Palisades residents almost unanimously praised plans “one and two” for being thoughtful, creative, and in keeping with the bucolic nature of Palisades.

In similar language throughout the evening, residents implored the council to disqualify Procida’s team, citing high density “cookie cutter” housing, objections to clear-cutting the land, and a drain on the town’s infrastructure and public services. Some went as far as to asperse Procida’s character, calling him “erratic.”

On Sunday, Carol Baxter of Palisades, organized a public meeting at the Palisades Community Center, to discuss the future of the HNA center. One resident said developers from projects “one and two” happened to be there.

Procida told RCBJ he was not invited to the meeting but found out about it when he drove past the center earlier in the day and saw a sign. He subsequently came to the meeting and said, “the other developers were given 20 minutes each to speak; I was given five minutes.”

Both plans two and three include a residential component. The land is not zoned for residential use. In fact, the CookFox-Atlas Plan (Plan 2) has alternatives that include new apartments (up to 300 units) and multiple townhouse units.

Plan number “one,’ or what we’re calling “Brooklyn Comes to Rockland Plan” includes a team of Douglas Elliman, Sunia Homes, and New Valley Realty. Calling their plan “a haven for a generation of thinkers, creators, engineers and artists,” the team envisions an updated hotel/conference center, world-class spa, a restaurant with biodynamic gardens, spaces for makers, 50,000-square feet of photo and film studios, test kitchens and co-working. The group emphasizes an environmentally-driven project utilizing solar arrays, water reclamation, and biodynamic farming.
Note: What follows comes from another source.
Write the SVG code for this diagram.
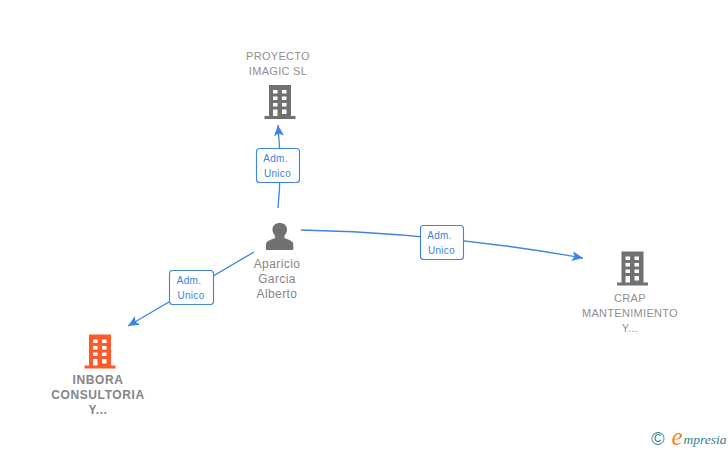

The plan includes between 20 to 30 townhomes in the project’s first phase, and another similar amount for a second phase.

Explaining its plan will include textile and technology workshops, catering kitchens, and business incubators, the team called the concept a place “to learn, teach and communicate.”

Architect Rick Cook, of Cook Fox Architects, and a Palisades resident, said the property should have the “right use.” Cook was in part referring to the town’s stated desire to keep the property on the tax rolls – an issue that is of great concern because several large parcels in Rockland County have been sold to nonprofits and taken off the rolls.

Cook, teaming with Jeffrey Goldberger of Atlas Capital Group, has named the project “Birch Brook Studios,” an homage to the property’s original iteration as Birch Brook Camp, when it was bought by IBM and designed by world-class architect Aldo Giurgola.

“The single best use for the tax base and for preservation is “content creation and studios,” said Cook. The plan outlines nearly 1 million square feet of space utilizing 450,000 square feet of existing space and adding 550,000 square feet for sound stages and film production. The new buildings would be constructed in the large parking lots, while a portion of the hotel would be repurposed into apartments. The plan also calls for 24 lots of modern single-family homes or alternatives with much denser townhome and apartment proposals.

Several of the Palisades residents who gave testimony emphasized the need to keep the enclave rural and bucolic, yet at the same time they threw their support for “plan two”, which would entail a large studio operation.

“We love Palisades for its bucolic nature, its history,” said Palisades resident Rich Ellis. “Actors and actresses are a big part of the town. It makes sense to bring that back home. Filming and production create jobs. It’s something special.”

Lisa Smolan, a Palisades resident and a hospitality consultant, said the town board should consider combining elements from plans one and two.